In the wake of Udoka’s season-long suspension for rules violations regarding workplace relationships, this is a franchise in crisis. And it turns to a 34-year-old with no NBA head coaching experience, no Division 1 college head coaching experience, no NBA assistant head coach experience, and no NBA playing résumé of his own to lead the way out.
“The message is first to give people space and time, not just for players but everyone,” Mazzulla said. “It’s an unfortunate situation for everyone involved. We have to give people the time and space to feel, give them the time and space to heal. That’s key; we can’t rush anything.”
It’s the right message, but it’s just impossible to know whether Mazzulla will prove to be the right messenger. For every declaration of trust and every endorsement of his skill — testimonials that started with boss Brad Stevens and continued Monday from every player who sat down at that same table — there is no overstating the enormous challenge Mazzulla faces in stepping in for Udoka.
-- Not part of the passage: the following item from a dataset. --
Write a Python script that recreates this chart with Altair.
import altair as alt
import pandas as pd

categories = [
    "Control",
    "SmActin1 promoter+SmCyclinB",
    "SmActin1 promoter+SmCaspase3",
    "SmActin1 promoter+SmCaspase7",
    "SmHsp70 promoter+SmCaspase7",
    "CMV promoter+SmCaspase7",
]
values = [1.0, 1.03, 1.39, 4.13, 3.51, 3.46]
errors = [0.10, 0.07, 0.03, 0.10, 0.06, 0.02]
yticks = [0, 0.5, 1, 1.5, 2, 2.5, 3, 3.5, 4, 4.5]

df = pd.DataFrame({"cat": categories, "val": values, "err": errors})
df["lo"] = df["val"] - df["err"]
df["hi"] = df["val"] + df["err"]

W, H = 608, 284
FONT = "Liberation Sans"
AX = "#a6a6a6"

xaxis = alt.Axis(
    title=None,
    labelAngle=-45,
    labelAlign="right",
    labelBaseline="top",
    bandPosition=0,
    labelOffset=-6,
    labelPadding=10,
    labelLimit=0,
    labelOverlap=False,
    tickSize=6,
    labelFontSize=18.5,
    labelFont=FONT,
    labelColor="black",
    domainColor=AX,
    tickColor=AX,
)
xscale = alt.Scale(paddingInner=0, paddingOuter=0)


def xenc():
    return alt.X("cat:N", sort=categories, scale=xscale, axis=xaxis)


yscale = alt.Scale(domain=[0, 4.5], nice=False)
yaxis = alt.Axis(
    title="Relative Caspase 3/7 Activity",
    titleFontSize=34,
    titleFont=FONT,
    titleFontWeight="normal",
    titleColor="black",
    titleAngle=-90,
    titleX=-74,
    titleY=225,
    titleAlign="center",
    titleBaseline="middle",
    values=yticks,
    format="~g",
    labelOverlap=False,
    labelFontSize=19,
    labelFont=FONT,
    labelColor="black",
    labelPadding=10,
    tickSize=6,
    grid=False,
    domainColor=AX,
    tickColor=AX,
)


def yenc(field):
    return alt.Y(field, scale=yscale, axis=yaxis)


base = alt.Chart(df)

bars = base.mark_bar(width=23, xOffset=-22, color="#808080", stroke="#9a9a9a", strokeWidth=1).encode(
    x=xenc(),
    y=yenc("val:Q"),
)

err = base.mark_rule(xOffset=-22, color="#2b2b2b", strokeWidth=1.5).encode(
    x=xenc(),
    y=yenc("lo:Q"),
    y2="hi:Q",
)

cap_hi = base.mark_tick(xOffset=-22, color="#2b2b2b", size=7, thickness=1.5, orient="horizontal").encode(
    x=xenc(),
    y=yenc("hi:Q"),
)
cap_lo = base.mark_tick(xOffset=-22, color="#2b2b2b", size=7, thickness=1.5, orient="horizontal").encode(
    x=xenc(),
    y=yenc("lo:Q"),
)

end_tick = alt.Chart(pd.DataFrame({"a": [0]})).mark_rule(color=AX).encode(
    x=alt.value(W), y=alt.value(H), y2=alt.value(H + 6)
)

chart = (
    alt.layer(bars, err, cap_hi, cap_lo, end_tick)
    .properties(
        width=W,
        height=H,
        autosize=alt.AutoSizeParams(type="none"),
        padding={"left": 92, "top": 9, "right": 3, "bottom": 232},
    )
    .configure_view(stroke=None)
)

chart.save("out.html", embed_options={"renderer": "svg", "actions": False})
This is a franchise with championship goals, with a deep, talented roster that came within two wins of a title last season, one that had a well-liked coach who installed a relentless defense, a coach who seemed poised to be on the bench for the better part of the next decade.
At least until his poor decisions cost him a job, earned him a suspension, and opened the door for his little-known assistant to take his place.
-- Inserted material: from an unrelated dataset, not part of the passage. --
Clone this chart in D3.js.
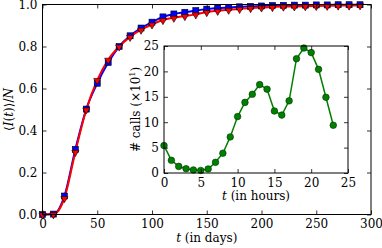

Here comes Mazzulla, who is two years younger than his veteran forward Al Horford. Here comes Mazzulla, with a résumé that features only two years of head coaching experience, both at Fairmont State, a Division 2 school in West Virginia. Here comes Mazzulla, into this deeply passionate sports landscape with a fan base expecting nothing less than a return trip to the Finals, and all the scrutiny that comes with that. Here comes Mazzulla, with a locker room of players whose comments Monday make it clear they are hurting, confused, somewhat in shock, and generally unsure of what just happened.
Here comes Mazzulla, who has to repair that emotional whiplash, not only for the players but for the franchise, too, and who, oh yeah, also has to coach the players.
But it is there, with a reputation for dogged attention to detail, an admirable balance of discipline and fairness, and a solid body of evidence from guiding the summer league team, that Mazzulla seems most solidly situated.
Just listen to the players:
Jaylen Brown: “I’m optimistic. I believe in Joe. Joe believes in me. I’ve had conversations with him. I don’t think he sees a limit on my game.”
Marcus Smart: “I feel great about it. It’s just another guy who understands us as players, as individuals, who’s been here through our bad times and good times. We’re excited, we’re proud that it’s Joe, someone who’s familiar with us instead of somebody new and trying to get re-familiar with them.”
Jayson Tatum: “He’s somebody we’re comfortable with. He’s been here the last three years. Same person in just a different position now. Someone we’re familiar with and have a lot of respect for.”
Horford: “He’s somebody that we all respect and we’re going to be rallying behind him and we’re going to really put in the time and the work to get this done.”
Grant Williams: “I don’t think anyone in this organization does not respect Joe. He’s had that presence since he’s been a coach here.”
Derrick White: “Joe was a big part of the coaching staff last year, especially for me personally, always talking to me about defensive assignments, philosophies. I think it’s just going to carry over.”
Payton Pritchard: “Joe’s an extremely hard worker, he coached us in summer league when I played. I think he’s going to be an unbelievable coach. He’s intelligent, he knows the game, has the right amount of pushing players but also understanding. I think he’s going to be great.”
Sam Hauser: “I liked playing for Joe. I think he is a hard-nosed type of coach. He says it how it is but he also really cares about you as a person, not just as a basketball player but off the court.”
Or this from one of the newest Celtics, Malcolm Brogdon, who needed but a few trips to the early-morning weight room to realize he’d found a kindred spirit.
“He’s honestly an incredibly impressive guy, only 34 years old, incredibly disciplined,” the guard said. “The first thing I saw was him in with me lifting every morning — I’m first in there. He’s a guy that’s so detail-oriented and I am like-minded, I care about the small things.
“I do these breathing exercises with this balloon, and when he saw that he said, ‘I do them, too.’ He’s a guy that’s paying attention to everything, incredibly locked in and intelligent. I’ve heard it from the players — the players respect and love him, his ability to put together scouts, it’s brilliant. He’s gotten that reputation around the league as well.
“I think he’s a guy that’s ready for this opportunity and is going to thrive in it.”
He’d better be. Because he’s walking into quite a storm.